Leurs idoles ? Trump, Poutine, Netanyahou, Orbán : quatre brutes de salon qu’ils vénèrent comme des saints patrons. Poutine, le boucher mystique, agresse l’Ukraine, « suicide » ses opposants et contrôle les médias ; Orbán, le curé fascistoïde, bâillonne la presse, cogne les trans : « un modèle », qu’ils disent.  Netanyahou massacre un peuple et négocie ses combines ; Trump, ce bonimenteur orange, inculpé comme un dealer, rêve de tirer sur les migrants, d’annexer le Canada et le Groenland en tweetant sa gloire. Leur héros, évidemment.
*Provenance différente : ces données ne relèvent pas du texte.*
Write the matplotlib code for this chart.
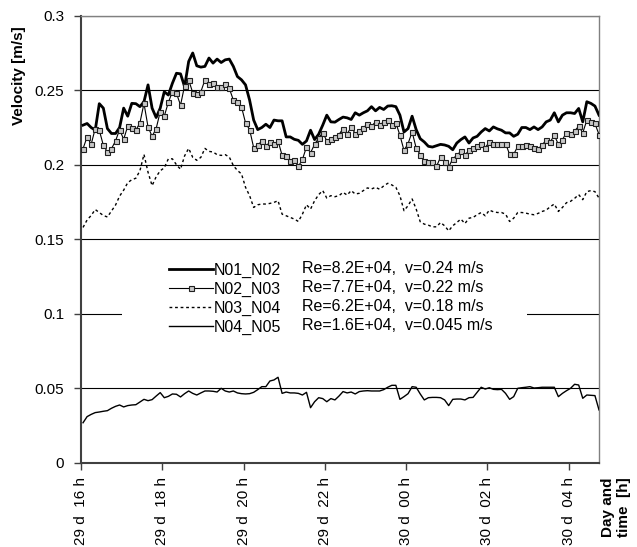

Voilà les modèles qu’ils admirent : guerre, censure, corruption, autoritarisme. Le RN voudrait la succursale française de cette merde. La même misère autoritaire, repeinte en bleu-blanc-rouge.

Parfois, j’ai envie de tout balancer : le poste, la télé, leur vanité d’opérette. Mais le plus flippant, c’est pas eux : c’est ceux qui les écoutent en silence, en se disant : « Pourquoi pas ? On n’a jamais essayé. »

L’hypnose du fascisme sans uniforme, c’est la banalisation du venin.

Juste une chemise repassée et des mots bien polis pour faire avaler la soupe brune.

Alors ouais, je suis vulgaire. Et alors ?

Je préfère puer la bière que suer la haine.

Leur patriotisme, c’est du formol : ça conserve la France en attendant l’embaumement.

Moi, j’aime ce pays vivant, râpeux, bruyant, contradictoire pas cette momie qu’ils veulent promener sur des chars.Aux adorateurs du fascisme, j’leur laisse leur os, leur bave et leurs souvenirs rances. Qu’ils s’étouffent avec.

Je sors du bistrot.

Il pleut. Les flaques brillent comme des miroirs sales. Et je me dis : la République, elle est là, dans la flotte qui lave la crasse nationaliste et dans la dignité anonyme des gens solidaires.

Je suis un peu las ce soir, je sens mes mots sonner comme un pétard mouillé...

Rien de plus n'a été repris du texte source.